# Recommend SG2 powder steel kitchen knife??



## Chef of Japanese cuisine (Jun 1, 2018)

Hi,

Is anyone used SG2 powder steel kitchen knife?
Found one made by Suncraft on Indiegogo but not sure about this material.
Apparently it is the newest material from same manufacturer of VG10.

Plus, how about Suncraft the Japanese knife maker? recommend? 

Cheers,
Aj


----------



## rick alan (Nov 15, 2012)

Never heard anyone recommend them, don't care for the ergo handle, also too much belly for me. Recommend sticking with known to be fine brands like Takamura, Tanaka, Kotetsu, etc.
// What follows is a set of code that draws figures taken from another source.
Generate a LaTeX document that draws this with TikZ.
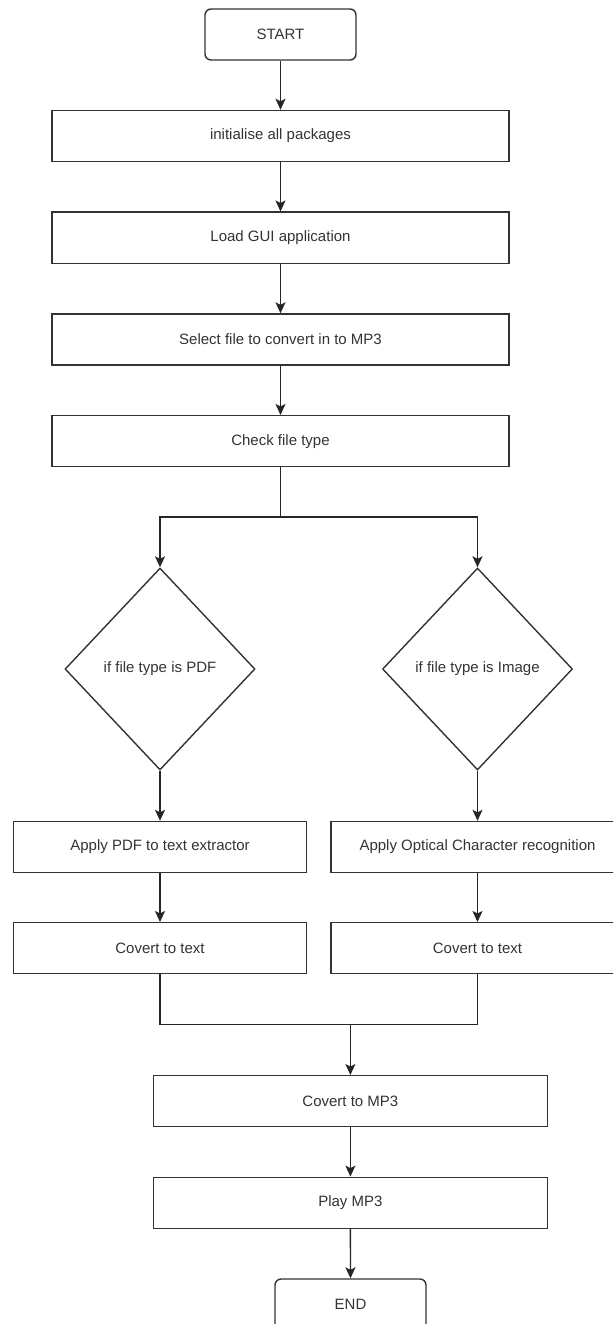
\documentclass[tikz,border=0pt]{standalone}
\usepackage{fontspec}
\setmainfont{Liberation Sans}
\usetikzlibrary{shapes.geometric,arrows.meta}

\begin{document}
\begin{tikzpicture}[x=1pt,y=-1pt,
		every node/.style={font=\fontsize{15}{18}\selectfont,text=black!80},
		proc/.style={draw=black!80,line width=1.4pt,rectangle,inner sep=0pt,minimum width=#1,minimum height=51pt},
		proc/.default=457pt,
		term/.style={draw=black!80,line width=1.4pt,rounded corners=6pt,inner sep=0pt,minimum width=151pt,minimum height=51pt},
		decide/.style={draw=black!80,line width=1.4pt,diamond,inner sep=0pt,minimum width=190pt,minimum height=202pt},
		arr/.style={line width=1.4pt,black!85,-{Stealth[length=11pt,width=10pt,inset=2.5pt]}},
		ln/.style={line width=1.4pt,black!85}]
				\useasboundingbox (0,0) rectangle (613,1324);
				\clip (0,0) rectangle (613,1324);
				\node[term] (start) at (280.5,34.5) {START};
				\node[proc] (init) at (280.5,136) {initialise all packages};
				\node[proc] (gui) at (280.5,237.7) {Load GUI application};
				\node[proc] (select) at (280.5,339.5) {Select file to convert in to MP3};
				\node[proc] (check) at (280.5,441.2) {Check file type};
				\coordinate (split) at (280.5,517);
				\node[decide] (ifpdf) at (160,669) {if file type is PDF};
				\node[decide] (ifimg) at (477.5,669) {if file type is Image};
				\node[proc=293pt] (pdfx) at (160,847) {Apply PDF to text extractor};
				\node[proc=293pt] (ocr) at (477.5,847) {Apply Optical Character recognition};
				\node[proc=293pt] (txtl) at (160,948.2) {Covert to text};
				\node[proc=293pt] (txtr) at (477.5,948.2) {Covert to text};
				\coordinate (merge) at (350.4,1024.3);
				\node[proc=394pt] (mp3) at (350.4,1101.2) {Covert to MP3};
				\node[proc=394pt] (play) at (350.4,1202.8) {Play MP3};
				\node[term] (end) at (350.5,1304.5) {END};
				\draw[arr] (start) -- (init);
				\draw[arr] (init) -- (gui);
				\draw[arr] (gui) -- (select);
				\draw[arr] (select) -- (check);
				\draw[ln] (check) -- (split);
				\draw[arr] (split) -| (ifpdf.north);
				\draw[arr] (split) -| (ifimg.north);
				\draw[arr] (ifpdf) -- (pdfx);
				\draw[arr] (ifimg) -- (ocr);
				\draw[arr] (pdfx) -- (txtl);
				\draw[arr] (ocr) -- (txtr);
				\draw[ln] (txtl.south) |- (merge);
				\draw[ln] (txtr.south) |- (merge);
				\draw[arr] (merge) -- (mp3);
				\draw[arr] (mp3) -- (play);
				\draw[arr] (play) -- (end);
			\end{tikzpicture}
\end{document}
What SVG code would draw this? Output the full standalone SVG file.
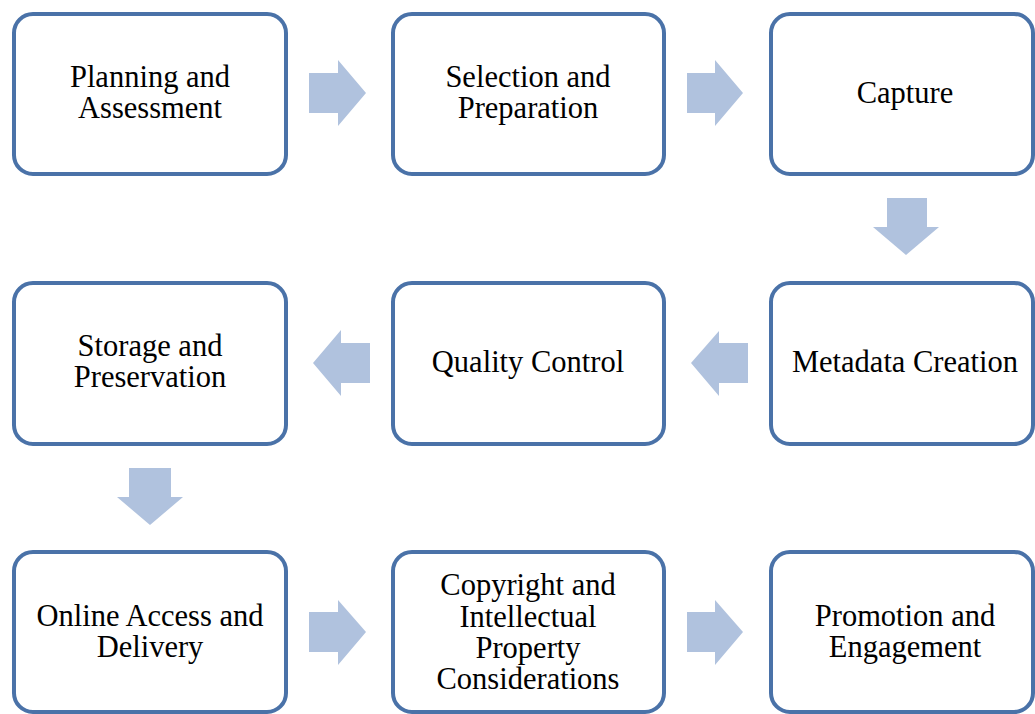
<svg xmlns="http://www.w3.org/2000/svg" width="1035" height="714" viewBox="0 0 1035 714">
<style>
.box{fill:#fff;stroke:#4a72a8;stroke-width:4}
.lbl{font-family:"Liberation Serif","Times New Roman",serif;font-size:30.5px;fill:#000;text-anchor:middle}
.arr{fill:#b0c2de}
</style>
<rect width="1035" height="714" fill="#fff"/>
<g id="connectors">
<polygon class="arr" points="309,73 338,73 338,60 366,93 338,126 338,113 309,113"/>
<polygon class="arr" points="687,73 715,73 715,60 743,93 715,126 715,113 687,113"/>
<polygon class="arr" points="887,198 927,198 927,227 939,227 906,255 873,227 887,227"/>
<polygon class="arr" points="748,343 719,343 719,331 691,363 719,396 719,383 748,383"/>
<polygon class="arr" points="370,343 341,343 341,330 313,363 341,396 341,383 370,383"/>
<polygon class="arr" points="129,468 171,468 171,497 183,497 150,525 117,497 129,497"/>
<polygon class="arr" points="309,612 338,612 338,600 366,632 338,665 338,652 309,652"/>
<polygon class="arr" points="687,612 715,612 715,600 743,632 715,665 715,652 687,652"/>
</g>
<g id="n1"><rect class="box" x="14" y="14" width="272" height="160" rx="19"/><text class="lbl"><tspan x="150" y="87">Planning and</tspan><tspan x="150" y="118">Assessment</tspan></text></g>
<g id="n2"><rect class="box" x="393" y="14" width="271" height="160" rx="19"/><text class="lbl"><tspan x="528" y="87">Selection and</tspan><tspan x="528" y="118">Preparation</tspan></text></g>
<g id="n3"><rect class="box" x="771" y="14" width="262" height="160" rx="19"/><text class="lbl" x="905" y="103">Capture</text></g>
<g id="n4"><rect class="box" x="771" y="283" width="262" height="161" rx="19"/><text class="lbl" x="905" y="372">Metadata Creation</text></g>
<g id="n5"><rect class="box" x="393" y="283" width="271" height="161" rx="19"/><text class="lbl" x="528" y="372">Quality Control</text></g>
<g id="n6"><rect class="box" x="14" y="283" width="272" height="161" rx="19"/><text class="lbl"><tspan x="150" y="356">Storage and</tspan><tspan x="150" y="387">Preservation</tspan></text></g>
<g id="n7"><rect class="box" x="14" y="552" width="272" height="160" rx="19"/><text class="lbl"><tspan x="150" y="626">Online Access and</tspan><tspan x="150" y="657">Delivery</tspan></text></g>
<g id="n8"><rect class="box" x="393" y="552" width="271" height="160" rx="19"/><text class="lbl"><tspan x="528" y="595">Copyright and</tspan><tspan x="528" y="627">Intellectual</tspan><tspan x="528" y="658">Property</tspan><tspan x="528" y="689">Considerations</tspan></text></g>
<g id="n9"><rect class="box" x="771" y="552" width="262" height="160" rx="19"/><text class="lbl"><tspan x="905" y="626">Promotion and</tspan><tspan x="905" y="657">Engagement</tspan></text></g>
</svg>
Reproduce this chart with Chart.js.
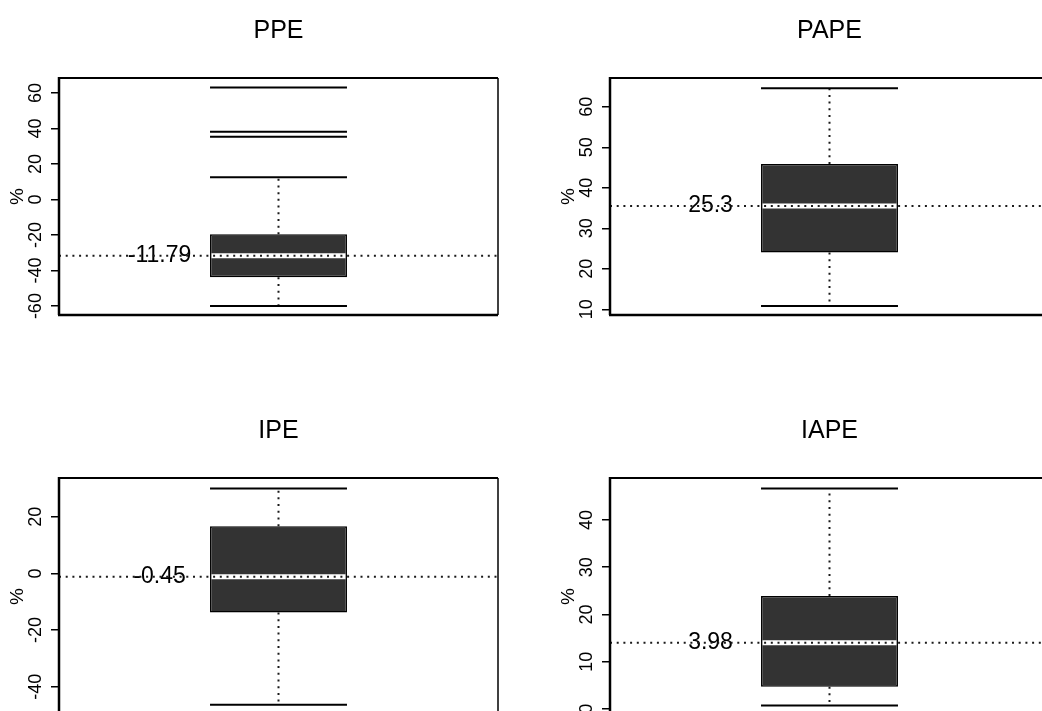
<!DOCTYPE html>
<html>
<head>
<meta charset="utf-8">
<script src="https://cdn.jsdelivr.net/npm/chart.js@4"></script>
<style>
html, body { margin: 0; padding: 0; background: #fff; overflow: hidden; }
body { position: relative; width: 1042px; height: 711px; }
canvas { position: absolute; }
</style>
</head>
<body>
<canvas id="c0" width="551" height="400" style="left:0px;top:0px"></canvas>
<canvas id="c1" width="551" height="400" style="left:551px;top:0px"></canvas>
<canvas id="c2" width="551" height="400" style="left:0px;top:400px"></canvas>
<canvas id="c3" width="551" height="400" style="left:551px;top:400px"></canvas>
<script>
// one box per panel, values in %
var names = ['PPE', 'PAPE', 'IPE', 'IAPE'];
var lowWhisker = [-60.0, 10.8, -46.4, 0.7];
var q1 = [-43.8, 24.0, -13.8, 4.7];
var medians = [-31.7, 35.5, -1.2, 14.0];
var q3 = [-19.6, 45.9, 16.7, 23.9];
var highWhisker = [12.5, 64.6, 30.0, 46.7];
var outliers = [[35.4, 38.2, 63.0], [], [], []];
var notes = [-11.79, 25.3, -0.45, 3.98];
var yMin = [-65.0, 8.6, -50.0, -1.3];
var yMax = [68.4, 67.1, 33.7, 48.9];
var yTicks = [
	[-60, -40, -20, 0, 20, 40, 60],
	[10, 20, 30, 40, 50, 60],
	[-40, -20, 0, 20],
	[0, 10, 20, 30, 40]
];

var fontFamily = '"Liberation Sans", Arial, Helvetica, sans-serif';
Chart.defaults.font.family = fontFamily;
Chart.defaults.color = '#000';

var halfBox = 0.156;   // half box width, in category units
var noteX = -0.271;

var rBoxPlugin = {
	id: 'rbox',
	afterDatasetsDraw: function(chart) {
		var i = chart.options.plugins.rbox.panel;
		var ctx = chart.ctx;
		var xs = chart.scales.x, ys = chart.scales.y, a = chart.chartArea;
		var xc = xs.getPixelForValue(0);
		var xl = xs.getPixelForValue(-halfBox), xr = xs.getPixelForValue(halfBox);
		var py = function(v) { return ys.getPixelForValue(v); };
		var seg = function(x1, y1, x2, y2) {
			ctx.beginPath(); ctx.moveTo(x1, y1); ctx.lineTo(x2, y2); ctx.stroke();
		};
		ctx.save();

		// whiskers
		ctx.strokeStyle = '#1a1a1a';
		ctx.lineWidth = 2;
		ctx.setLineDash([2, 4.7]);
		seg(xc, py(q3[i]), xc, py(highWhisker[i]));
		seg(xc, py(q1[i]), xc, py(lowWhisker[i]));
		ctx.setLineDash([]);

		// staples and outliers
		ctx.strokeStyle = '#000';
		ctx.lineWidth = 2;
		seg(xl, py(highWhisker[i]), xr, py(highWhisker[i]));
		seg(xl, py(lowWhisker[i]), xr, py(lowWhisker[i]));
		outliers[i].forEach(function(v) { seg(xl, py(v), xr, py(v)); });

		// median
		var ym = py(medians[i]);
		ctx.strokeStyle = '#fff';
		ctx.lineWidth = 5;
		seg(xl + 1.5, ym, xr - 1.5, ym);

		// note text
		ctx.fillStyle = '#000';
		ctx.font = '23px ' + fontFamily;
		ctx.textAlign = 'center';
		ctx.textBaseline = 'middle';
		ctx.fillText(String(notes[i]), xs.getPixelForValue(noteX), ym);

		// dotted line at the median
		ctx.strokeStyle = '#1a1a1a';
		ctx.lineWidth = 2;
		ctx.setLineDash([2, 4.7]);
		seg(a.left, ym, a.right, ym);
		ctx.setLineDash([]);

		// frame
		ctx.strokeStyle = '#000';
		ctx.lineWidth = 2; seg(a.left, a.top, a.right, a.top);
		ctx.lineWidth = 1.5; seg(a.right, a.top, a.right, a.bottom);
		ctx.lineWidth = 2.5; seg(a.left - 1, a.bottom, a.right, a.bottom);
		seg(a.left, a.top - 1, a.left, a.bottom);

		// rotated tick labels
		ctx.font = '18px ' + fontFamily;
		yTicks[i].forEach(function(v) {
			ctx.save();
			ctx.translate(a.left - 23, py(v));
			ctx.rotate(-Math.PI / 2);
			ctx.fillText(String(v), 0, 0);
			ctx.restore();
		});
		ctx.restore();
	}
};

function makePanel(i) {
	var ctx = document.getElementById('c' + i).getContext('2d');
	return new Chart(ctx, {
		type: 'bar',
		data: {
			labels: [names[i]],
			datasets: [{
				data: [[q1[i], q3[i]]],
				backgroundColor: '#333333',
				borderColor: '#000',
				borderWidth: 1.5,
				borderSkipped: false,
				barPercentage: halfBox * 2,
				categoryPercentage: 1
			}]
		},
		options: {
			responsive: false,
			animation: false,
			devicePixelRatio: 1,
			layout: { padding: { left: 0, right: 53, top: 0, bottom: 85 } },
			plugins: {
				legend: { display: false },
				tooltip: { enabled: false },
				title: {
					display: true,
					text: names[i],
					fullSize: false,
					color: '#000',
					font: { size: 25, weight: 'normal', lineHeight: 1.2 },
					padding: { top: 16, bottom: 32 }
				},
				rbox: { panel: i }
			},
			scales: {
				x: { display: false, offset: true },
				y: {
					min: yMin[i],
					max: yMax[i],
					beginAtZero: false,
					afterBuildTicks: function(s) {
						s.ticks = yTicks[i].map(function(v) { return { value: v }; });
					},
					afterFit: function(s) { s.width = 59; },
					ticks: { display: false },
					grid: { drawOnChartArea: false, drawTicks: true, tickLength: 8, color: '#000', lineWidth: 1.5 },
					border: { display: false },
					title: { display: true, text: '%', color: '#000', font: { size: 19 }, padding: { top: 6, bottom: 0 } }
				}
			}
		},
		plugins: [rBoxPlugin]
	});
}

window.onload = function() {
	for (var i = 0; i < names.length; i++) makePanel(i);
};
</script>
</body>
</html>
I like SG2/R2, takes a screaming edge much like carbon (though more effort to get there), very good edge retention, and fully stainless of course. Downside is it's a bit micro-chippy, micro-bevel definitely called for if using for board work.


----------



## Chef of Japanese cuisine (Jun 1, 2018)

Thank you for your advice


----------



## galley swiller (May 29, 2013)

You can reduce the risk of chipping SG2 (and other powdered metalurgy steels, such as R2) by running a 16 degree microbevel on each side of the edge. It doesn't take much - 6 passes or so on each side with an 8K or so water stone.

GS


----------